Think of this legislation as a way to protect peoples’ personal information, which is being held and used by various organizations.
What are the key policies in this regulation?
1. Opt-in and valid Consent
A key focus of GDPR regulation is on conditions of consent. Now, it will require explicit opt-in for processing personal information and data. Most notably, consent to use personal information must be specific, unambiguous, and informed.
Probably, the regulation could successfully put a stop to long drawn out user agreements, which consumers hardly ever read. Any discussion relating to data use should be short and graspable. Thanks to GDPR, organizations will no longer be able to use confusing or unclear statements with the intention of getting your data.
2. Right to access
You will have the right to access your personal information or data being stored by organizations and most significantly, get to know how and for what purpose it is being held, or used. More so, organizations must provide this data or information in an electronic format, at no cost.
3. Right to be forgotten
Through this regulation, you will also have the right to be forgotten. Meaning, you have the right to ask any organization controlling your data to wipe it out and even stop third parties from using it. In relation to that, individuals will have the right to demand their data to be transferred from one data controller or organization to another.
4. Mandatory breach notification
The GDPR regulation requires companies to report data breaches to Data Protection Commissioner immediately and notify the people whose data was compromised, within 72 hours. The commissioner or the relevant authority will try to examine the compromised data and the preventative measures in place at the time of the breach. This aims to evaluate the repercussions of the breach and ensure future compliance.
5. Specific protection for children
Since children are normally more exposed and less aware of tech-related risks, GDPR laws aim to shield them. For kids under the age of 16, the person assuming the “parental responsibility” should be the one to act or consent on behalf of the kids.
A brief summary of other key changes
The following are other significant changes, which will be implemented once GDPR comes into effect.
- There will be only one national office for complaints.
- Consent will require clear assenting action, and people can rescind their consent to data usage any time they wish.
- Organizations will have only 72 hours to inform relevant regulatory authorities of any data breaches which may be a threat to data subjects.
- Large data controllers are supposed to appoint a data protection officer.
- Organizations will be required to erase data which is not being utilized for its original purpose.
- The minimum age for people whose data can be obtained will rise to 16 from 13.
Are there any penalties for breaking the rules? Yes and obviously, huge ones. A company in breach of GDPR requirements will be penalized up to 20 million Euros ($24.6 million) or 4% of annual global turnover, whichever amount is higher.
Lesser breaches, such as not notifying the data subjects or supervisory authority about a breach or not keeping records in order, could lead to a fine of 2% global revenue.
What effect will this rule have on organizations?
Large organizations have had two full years to prepare themselves for these changes. The big tech companies who have massive user bases and cater to huge amounts of data have already disclosed what they are doing about the issue.

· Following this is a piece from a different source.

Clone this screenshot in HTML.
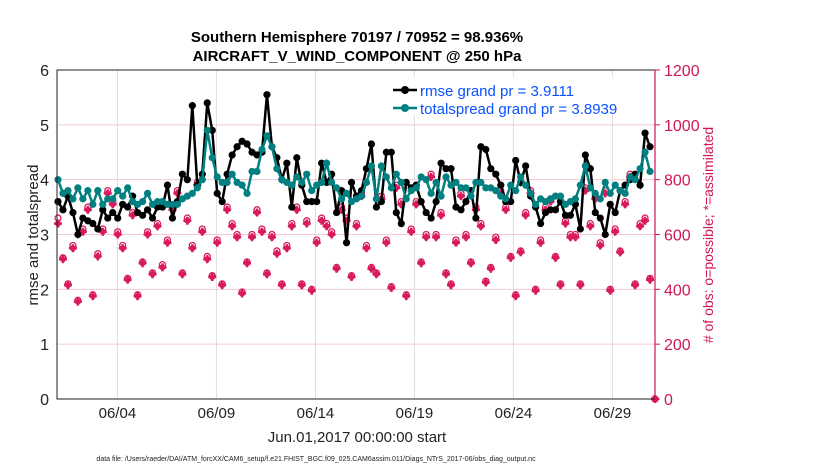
<!DOCTYPE html>
<html><head><meta charset="utf-8"><style>
body{margin:0;background:#fff}
svg text{font-family:"Liberation Sans",Arial,sans-serif}
</style></head><body>
<svg id="chart" width="830" height="470" xmlns="http://www.w3.org/2000/svg">
<rect width="830" height="470" fill="#fff"/>
<g id="grid"></g>
<g id="obs"></g>
<g id="lines"></g>
<g id="axes"></g>
<text x="357" y="42" text-anchor="middle" font-size="15" font-weight="bold">Southern Hemisphere 70197 / 70952 = 98.936%</text>
<text x="357" y="61" text-anchor="middle" font-size="15" font-weight="bold">AIRCRAFT_V_WIND_COMPONENT @ 250 hPa</text>
<text transform="translate(38,235) rotate(-90)" text-anchor="middle" font-size="15" fill="#222">rmse and totalspread</text>
<text transform="translate(713,235) rotate(-90)" text-anchor="middle" font-size="14" fill="#d01657"># of obs: o=possible; *=assimilated</text>
<text x="357" y="442" text-anchor="middle" font-size="15" fill="#222">Jun.01,2017 00:00:00 start</text>
<text x="316" y="461" text-anchor="middle" font-size="7" fill="#222">data file: /Users/raeder/DAI/ATM_forcXX/CAM6_setup/f.e21.FHIST_BGC.f09_025.CAM6assim.011/Diags_NTrS_2017-06/obs_diag_output.nc</text>
<g>
<rect x="385" y="77" width="262" height="38" fill="#fff"/>
<line x1="393" y1="90" x2="417" y2="90" stroke="#000" stroke-width="2.5"/><circle cx="405" cy="90" r="4" fill="#000"/>
<text x="420" y="96" font-size="15" fill="#0a52ff">rmse grand pr = 3.9111</text>
<line x1="393" y1="108" x2="417" y2="108" stroke="#008080" stroke-width="2.5"/><circle cx="405" cy="108" r="4" fill="#008080"/>
<text x="420" y="114" font-size="15" fill="#0a52ff">totalspread grand pr = 3.8939</text>
</g>
</svg>
<script>
const rmse=[3.6,3.45,3.7,3.4, 3.0,3.3,3.25,3.2, 3.1,3.45,3.3,3.4, 3.3,3.55,3.5,3.7, 3.4,3.35,3.45,3.3, 3.5,3.5,3.9,3.3,
3.6,4.1,4.0,5.35, 3.9,4.1,5.4,4.9, 3.75,3.6,4.1,4.45, 4.6,4.7,4.65,4.5, 4.45,4.5,5.55,4.6, 4.4,4.0,4.3,3.5,
4.4,3.9,3.6,3.6, 3.6,4.3,3.95,4.1, 3.4,3.8,2.85,3.95, 3.7,3.8,4.2,4.65, 3.5,3.6,4.5,4.5, 3.4,3.2,3.95,3.85,
3.9,3.6,3.4,3.3, 3.6,4.3,4.2,4.2, 3.5,3.45,3.6,3.8, 3.3,4.6,4.55,4.2, 4.1,3.9,3.6,3.6, 4.35,3.95,4.25,3.7,
3.5,3.2,3.4,3.45, 3.45,3.6,3.35,3.35,
3.55,3.1,4.45,4.2, 3.4,3.3,3.0,3.55, 3.4,3.8,3.9,4.0, 4.1,3.9,4.85,4.6];
const spread=[4.0,3.75,3.8,3.65, 3.85,3.65,3.8,3.55, 3.8,3.55,3.65,3.65, 3.8,3.7,3.85,3.6, 3.55,3.6,3.75,3.55, 3.6,3.6,3.55,3.55,
3.55,3.65,3.7,3.75, 3.85,4.0,4.9,4.4, 4.05,3.95,3.95,4.1, 3.95,3.9,3.75,4.15, 4.15,4.55,4.8,4.6, 4.2,4.0,3.95,3.9,
4.05,3.95,4.1,3.8, 3.9,3.95,4.3,3.95, 3.85,3.65,3.75,3.6, 3.65,3.7,3.95,4.25, 3.65,4.25,4.05,3.85, 4.1,3.95,3.65,3.8,
3.85,4.05,4.0,3.75, 3.95,3.7,4.05,3.9, 3.95,3.85,3.85,3.7, 3.95,3.95,3.85,3.85, 3.8,3.7,3.65,3.9, 3.8,4.05,3.9,3.75,
3.55,3.65,3.6,3.65, 3.7,3.7,3.55,3.6,
3.65,3.9,4.25,3.85, 3.75,3.65,3.95,3.75, 3.9,3.8,3.75,4.05, 4.0,4.2,4.5,4.15];
const obsPossible=[660,515,420,560, 360,620,700,380, 530,620,760,720, 610,560,440,680, 380,500,610,460,
640,490,580,700, 760,460,660,560, 790,620,520,450, 580,420,700,640, 600,390,500,600, 690,620,460,600,
540,420,560,640, 700,420,650,400, 580,660,640,610, 480,700,660,450, 640,750,560,480, 460,740,580,410,
780,720,380,620, 720,500,600,820, 600,680,460,420, 580,750,600,500, 700,640,430,480, 590,760,700,520,
380,540,680,760, 400,580,700,730, 520,420,650,600,
600,420,770,640, 740,570,760,400, 620,540,720,820, 420,640,660,440, 0];
const obsAssim=[640,510,415,550, 355,610,690,375, 520,610,750,710, 600,550,435,670, 375,495,600,455,
630,480,570,690, 750,455,650,550, 780,610,510,445, 570,415,690,630, 590,385,495,590, 680,610,455,590,
530,415,550,630, 690,415,640,395, 570,650,630,600, 475,690,650,445, 630,740,550,475, 455,730,570,405,
770,710,375,610, 710,495,590,810, 590,670,455,415, 570,740,590,495, 690,630,425,475, 580,750,690,515,
375,535,670,750, 395,570,690,720, 515,415,640,590,
590,415,760,630, 730,560,750,395, 610,535,710,810, 415,630,650,435, 0];
const dateTicks=[4,9,14,19,24,29];
const dateLabels=["06/04","06/09","06/14","06/19","06/24","06/29"];
const leftTicks=[0,1,2,3,4,5,6];
const rightTicks=[0,200,400,600,800,1000,1200];

const X0=57,X1=655,Y0=399,Y1=70,NS="http://www.w3.org/2000/svg";
const xIdx=i=>58+i*4.975;
const xDay=d=>58+(d-1)*19.8;
const yL=v=>Y0-(v/6)*(Y0-Y1);
const yR=v=>Y0-(v/1200)*(Y0-Y1);
function mk(tag,attrs,parent){const e=document.createElementNS(NS,tag);for(const k in attrs)e.setAttribute(k,attrs[k]);parent.appendChild(e);return e;}
const grid=document.getElementById('grid'),axes=document.getElementById('axes'),lines=document.getElementById('lines'),obs=document.getElementById('obs');
leftTicks.forEach(v=>{if(v>0&&v<6){const l=mk('line',{x1:X0,x2:X1,y1:yL(v),y2:yL(v),stroke:'#f4c6d6','stroke-width':1},grid);

}
const t=mk('text',{x:X0-8,y:yL(v)+6,'text-anchor':'end','font-size':16,fill:'#222'},axes);t.textContent=v;

});
rightTicks.forEach(v=>{mk('line',{x1:X1,x2:X1+5,y1:yR(v),y2:yR(v),stroke:'#d01657'},axes);
const t=mk('text',{x:X1+9,y:yR(v)+6,'font-size':16,fill:'#d01657'},axes);t.textContent=v;

});
dateTicks.forEach((d,i)=>{const x=xDay(d);const l=mk('line',{x1:x,x2:x,y1:Y1,y2:Y0,stroke:'#dcdcdc'},grid);


const t=mk('text',{x:x,y:418,'text-anchor':'middle','font-size':15,fill:'#222'},axes);t.textContent=dateLabels[i];

});
mk('path',{d:`M${X1},${Y1}H${X0}V${Y0}H${X1}`,fill:'none',stroke:'#222','stroke-width':1},axes);
mk('line',{x1:X1,x2:X1,y1:Y1,y2:Y0,stroke:'#d01657','stroke-width':1.2},axes);
function marker(x,y,g){mk('line',{x1:x-4,x2:x+4,y1:y,y2:y,stroke:'#d81b5c','stroke-width':2.5},g);
mk('line',{x1:x,x2:x,y1:y-4,y2:y+4,stroke:'#d81b5c','stroke-width':2.5},g);
mk('circle',{cx:x,cy:y,r:3,fill:'#d81b5c'},g);}
obsPossible.forEach((v,i)=>{const g=mk('g',{},obs);


mk('circle',{cx:xIdx(i),cy:yR(v),r:3,fill:'none',stroke:'#d81b5c','stroke-width':1.3},g);
marker(xIdx(i),yR(obsAssim[i]),g);});
function series(arr,color,name){const pts=arr.map((v,i)=>xIdx(i)+','+yL(v)).join(' ');
const p=mk('polyline',{points:pts,fill:'none',stroke:color,'stroke-width':2.5},lines);


arr.forEach((v,i)=>{const c=mk('circle',{cx:xIdx(i),cy:yL(v),r:3.6,fill:color},lines);

});}
series(rmse,'#000','rmse');
series(spread,'#008080','totalspread');
</script>
</body></html>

For instance, a few weeks ago, Facebook released some new privacy measures which will help it, be in compliance. WhatsApp has revised its minimum user age in Europe from 13 to 16. Other notable technology companies like Twitter and Google have also amended their privacy settings, in preparation for the new rules.
How to prepare for GDPR?
First, your organization should create or use tools that guarantee maximum privacy. Work with your IT department or data protection officer to identify the secure solution that works perfectly for you.
Lastly, partner only with third-party providers who are fully GDPR compliant. This includes your marketing services, email service provider, e-signature solution providers, CRM service, etc. As you might be aware, you can now be held accountable for breaches made by your partners. Thus, ensure that all your data processing aspects are in compliance.